Lord Howell replied that 10 Downing Street and the Foreign Office take "a straightforward approach" - that is to fly the union flag "at all times, with limited exceptions mainly for the patron saints' days for England, Scotland, Wales and Northern Ireland."
Lord Anderson claimed this was a change of policy from the previous government, asking "In what way do such silly gestures serve our national interest?"
Lord Howell of Guildford replied that it was "absurd" so suggest that the flying of flags was any indication of the policy of commitment:
"If we flew the flag for every relationship with every multilateral organisation, we would be for ever hoisting flags and taking them down again. There is frankly no relationship between our activist and forward position on the European Union-we are playing a major part, as demonstrated by the Prime Minister over the weekend-and the actual flying of flags, which is not the intention of 10 Downing Street."
Lord Clinton-Davis, a former EU Commissioner, said that many people would view the Government's failure to fly the European flag on May 9th as "rather small-minded and counterproductive" and "to be deplored".
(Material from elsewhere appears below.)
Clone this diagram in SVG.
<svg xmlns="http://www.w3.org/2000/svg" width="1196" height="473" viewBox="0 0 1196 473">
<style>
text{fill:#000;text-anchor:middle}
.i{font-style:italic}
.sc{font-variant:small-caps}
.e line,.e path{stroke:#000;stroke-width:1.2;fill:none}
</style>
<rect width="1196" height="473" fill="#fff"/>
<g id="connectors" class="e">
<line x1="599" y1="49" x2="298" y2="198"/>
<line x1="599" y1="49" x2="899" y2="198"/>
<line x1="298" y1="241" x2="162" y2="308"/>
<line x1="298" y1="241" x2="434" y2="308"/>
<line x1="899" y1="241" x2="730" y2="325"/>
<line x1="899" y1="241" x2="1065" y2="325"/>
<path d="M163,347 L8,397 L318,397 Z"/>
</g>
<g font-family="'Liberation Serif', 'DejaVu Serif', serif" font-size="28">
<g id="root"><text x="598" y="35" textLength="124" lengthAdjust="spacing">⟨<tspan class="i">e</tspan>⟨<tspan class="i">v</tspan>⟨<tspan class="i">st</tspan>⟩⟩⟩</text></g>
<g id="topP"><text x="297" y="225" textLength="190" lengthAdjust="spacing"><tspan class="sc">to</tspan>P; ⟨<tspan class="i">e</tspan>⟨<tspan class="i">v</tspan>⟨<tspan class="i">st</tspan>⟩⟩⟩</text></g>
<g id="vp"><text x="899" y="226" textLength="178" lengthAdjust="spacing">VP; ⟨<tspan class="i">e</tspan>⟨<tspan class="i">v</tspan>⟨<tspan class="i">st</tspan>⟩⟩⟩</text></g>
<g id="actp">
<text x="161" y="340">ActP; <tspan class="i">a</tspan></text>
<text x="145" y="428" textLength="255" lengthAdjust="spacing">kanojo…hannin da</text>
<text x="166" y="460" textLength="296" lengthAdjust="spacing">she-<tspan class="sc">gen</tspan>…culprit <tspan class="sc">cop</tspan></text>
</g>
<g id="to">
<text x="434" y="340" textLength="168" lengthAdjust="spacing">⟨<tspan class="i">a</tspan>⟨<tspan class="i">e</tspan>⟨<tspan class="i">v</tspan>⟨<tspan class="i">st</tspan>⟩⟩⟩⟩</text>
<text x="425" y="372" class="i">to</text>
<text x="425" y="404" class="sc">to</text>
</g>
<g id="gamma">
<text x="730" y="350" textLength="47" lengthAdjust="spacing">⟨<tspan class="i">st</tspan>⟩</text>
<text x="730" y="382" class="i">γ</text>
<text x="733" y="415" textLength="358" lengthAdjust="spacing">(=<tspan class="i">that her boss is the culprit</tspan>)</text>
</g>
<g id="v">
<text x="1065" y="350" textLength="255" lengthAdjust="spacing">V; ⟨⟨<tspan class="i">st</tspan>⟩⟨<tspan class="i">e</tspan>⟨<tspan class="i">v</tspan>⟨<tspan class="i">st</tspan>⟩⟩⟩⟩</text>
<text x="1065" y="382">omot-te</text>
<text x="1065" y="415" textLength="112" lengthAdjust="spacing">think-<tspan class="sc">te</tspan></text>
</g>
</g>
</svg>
But Lord Howell again brushed off the criticism:
"He is again associating No. 10's wish to fly the flags that I described with a symbolism far beyond the reality. The reality is that decisions about flags are one matter and our policy, commitment, strategy and the centrality of the European Union in our foreign policy are another, to which we give the greatest possible importance and adherence."
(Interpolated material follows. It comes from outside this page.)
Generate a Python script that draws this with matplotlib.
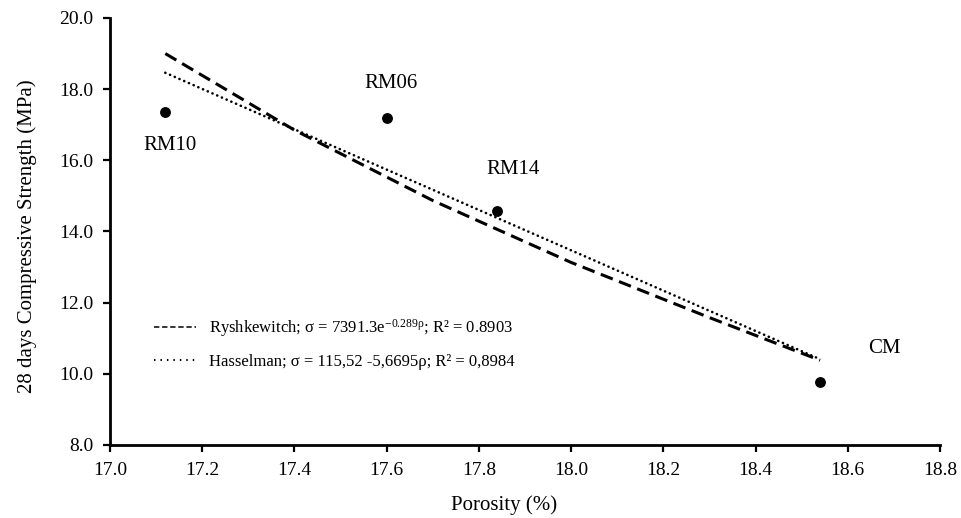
import matplotlib
matplotlib.use('Agg')
import matplotlib.pyplot as plt
from matplotlib.lines import Line2D

plt.rcParams['font.family'] = ['Liberation Serif', 'DejaVu Serif']
plt.rcParams['mathtext.fontset'] = 'custom'
plt.rcParams['mathtext.rm'] = 'Liberation Serif'
plt.rcParams['mathtext.it'] = 'Liberation Serif:italic'

# measured samples
names = ['RM10', 'RM06', 'RM14', 'CM']
porosity = [17.12, 17.60, 17.84, 18.54]
strength = [17.35, 17.20, 14.57, 9.78]

# label positions (data coords)
label_x = [17.13, 17.61, 17.875, 18.68]
label_y = [16.42, 18.15, 15.75, 10.70]

# trendlines as drawn
rysh_x = [17.12, 17.40, 17.70, 18.00, 18.30, 18.54]
rysh_y = [19.00, 16.85, 14.87, 13.13, 11.58, 10.38]
hass_x = [17.12, 18.54]
hass_y = [18.46, 10.41]

fig = plt.figure(figsize=(9.62, 5.18), dpi=100)
ax = fig.add_axes([0.1143, 0.141, 0.8628, 0.8243])

ax.plot(rysh_x, rysh_y, color='black', lw=2.2, dashes=(4.2, 2.2))
ax.plot(hass_x, hass_y, color='black', lw=1.9, linestyle=(0, (0.05, 1.9)),
	dash_capstyle='round')
ax.plot(porosity, strength, 'o', color='black', markersize=6.8)

for i in range(len(names)):
	ax.text(label_x[i], label_y[i], names[i], ha='center', va='center', fontsize=15)

# legend keys are small, like the original
h1 = Line2D([], [], color='black', lw=1.1, dashes=(3.5, 1.8))
h2 = Line2D([], [], color='black', lw=1.5, linestyle=(0, (0.7, 2.4)))
ax.legend([h1, h2],
	[r'Ryshkewitch; σ = 7391.3e$^{\mathregular{-0.289ρ}}$; R² = 0.8903',
	 'Hasselman; σ = 115,52 -5,6695ρ; R² = 0,8984'],
	loc='lower left', bbox_to_anchor=(0.035, 0.14), frameon=False,
	fontsize=12, handlelength=2.5, handletextpad=0.8, labelspacing=0.9)

ax.set_xlim(17.0, 18.8)
ax.set_ylim(8.0, 20.0)
ax.set_xticks([17.0 + 0.2 * i for i in range(10)])
ax.set_yticks([8.0 + 2.0 * i for i in range(7)])
ax.xaxis.set_major_formatter(matplotlib.ticker.FormatStrFormatter('%.1f'))
ax.yaxis.set_major_formatter(matplotlib.ticker.FormatStrFormatter('%.1f'))
ax.tick_params(direction='out', length=5, width=1.6, labelsize=14, pad=7)
ax.spines['top'].set_visible(False)
ax.spines['right'].set_visible(False)
ax.spines['left'].set_linewidth(2.0)
ax.spines['bottom'].set_linewidth(2.0)

ax.set_xlabel('Porosity (%)', fontsize=15)
ax.set_ylabel('28 days Compressive Strength (MPa)', fontsize=15)
ax.xaxis.set_label_coords(0.475, -0.118)
ax.yaxis.set_label_coords(-0.088, 0.49)

fig.savefig('out.png', dpi=100)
A robust foreign policy should both define and unite us, yet, instead, with the most optimistic view, one is left with a dispiriting picture. At a time when we should be forging new alliances with new sources of power and influence that will affect our destiny intimately; at a time when we should be vigorously promoting new and more flexible structures regionally for the EU, instead of talking of more centralisation; at a time when we should be building up the Commonwealth as the ideal soft power network of the future; at a time when we should be massively strengthening and modernising our security forces to meet asymmetric threats; at a time when we should be redirecting our development and aid policies, and thinking clearly about whether aid really leads to development in all cases-which it does not; at a time when we should be reconstructing our overseas ministries to get a better resource balance and upgrading our whole diplomatic resources-at this time, we are doing none of those things.
Above all, these ambiguities in our world stance divide and confuse us here at home, as both the Afghan and, I am afraid, the Iraqi involvement have divided us, adding to the multicultural mayhem and planting of deep doubt within our society. With our staggering public debt and enormous budget deficit,
with the prospect of head-on collision with international bond markets looming and with our lost purpose, we are beginning to look like-and outside commentators are beginning to describe us as-a failed nation.
The global context has changed. Within it we need a new foreign policy direction based on a deep and intelligent analysis of the world conditions. We need new government machinery and a new Government to operate it successfully and with confidence and vigour. Our amazing country, built on its amazing and dazzling past, and still full of talent and vitality, deserves nothing less.
Read his full speech here.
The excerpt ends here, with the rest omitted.